Il relèvera du rôle des fonctionnaires du gouvernement de traquer ces ajouts typographiques et de les supprimer. Dans le cas où la Confédération traduirait une proposition d'un conseiller national, il pourrait également omettre les astérisques de genre et autres modifications orthographiques du texte.

Le conseiller national du Centre Philipp Kutter comprend que la Confédération attache de l'importance à une orthographe compréhensible: «Les textes officiels doivent être compris par tous.» L'astérisque de genre (ou le point médian) n'est pas encore la solution optimale dans ce domaine selon lui. «Il n'est pas facile à manier et conduit parfois à des formulations linguistiquement peu soignées» continue le conseiller national.

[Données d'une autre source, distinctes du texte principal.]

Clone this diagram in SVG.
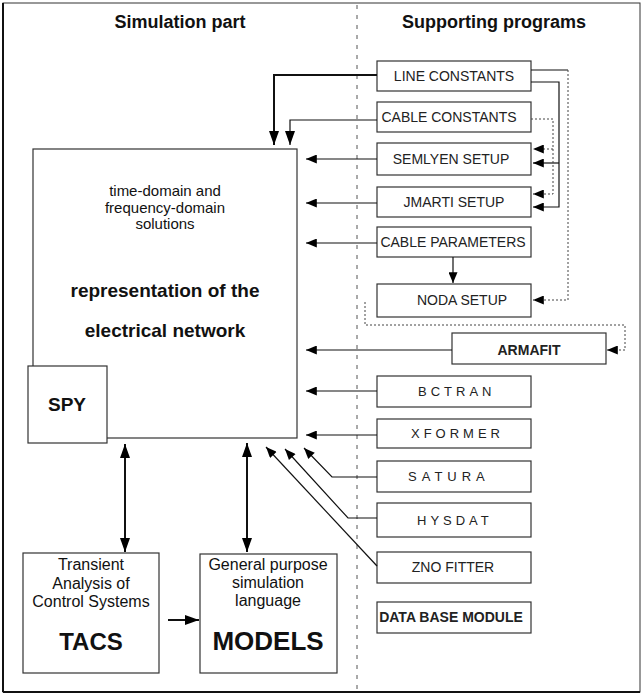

Le dictionnaire n'a pas encore tranché sur la question

Philipp Kutter fait partie d'un groupe parlementaire qui défend les préoccupations de la communauté LGBTQI+. Ce groupe récemment formé réunit aussi bien des parlementaires de droite que de gauche. Le conseiller national du Centre appelle à trouver des solutions: «Nous devons trouver un langage qui rende justice à la diversité des identités de genre.» Mais cela prendra probablement un certain temps: «Le Duden (ndlr: dictionnaire de langue allemande) n'a pas encore pu trancher à ce sujet non plus.»

Au lieu d'écrire les politicien·nes (ou politicien*nes), les chercheur:ses et les conseillers_ères fédéraux_ales, les fonctionnaires fédéraux germanophones devront plutôt privilégier l'utilisation de la forme féminine et masculine des mots ou utiliser des expressions non sexistes selon cette nouvelle directive. Si l'espace manque, l'usage de la barre oblique sera toutefois autorisé (comme dans citoyen/ne).

Qu'en est-il du français?

La Confédération a publié son premier « guide de rédaction non sexiste » francophone en 1986, qui a par la suite évolué. La version utilisée actuellement date de 2006. Elle ne se prononce pas le langage inclusif. En mars de cette année, une motion a été déposée par le conseiller national valaisan Benjamin Roduit (PDC) pour interdire explicitement le langage inclusif «dans tous les documents issus de son administration et des institutions dépendantes de l'administration fédérale» au motif qu'il n'est pas reconnu par l'Académie française. Dans son avis du 19 mai, le Conseil fédéral propose de la rejeter. Il affirme que toutes les consignes indispensables à la rédaction du français dans les documents officiels sont répertoriées sur le site web de la Confédération, notamment dans son «guide de rédaction non sexiste». Il n'y a donc selon le gouvernement «pas lieu de modifier des instructions qui ne prévoient pas l'usage de l'écriture inclusive ni d'imposer de nouvelles règles à l'heure actuelle».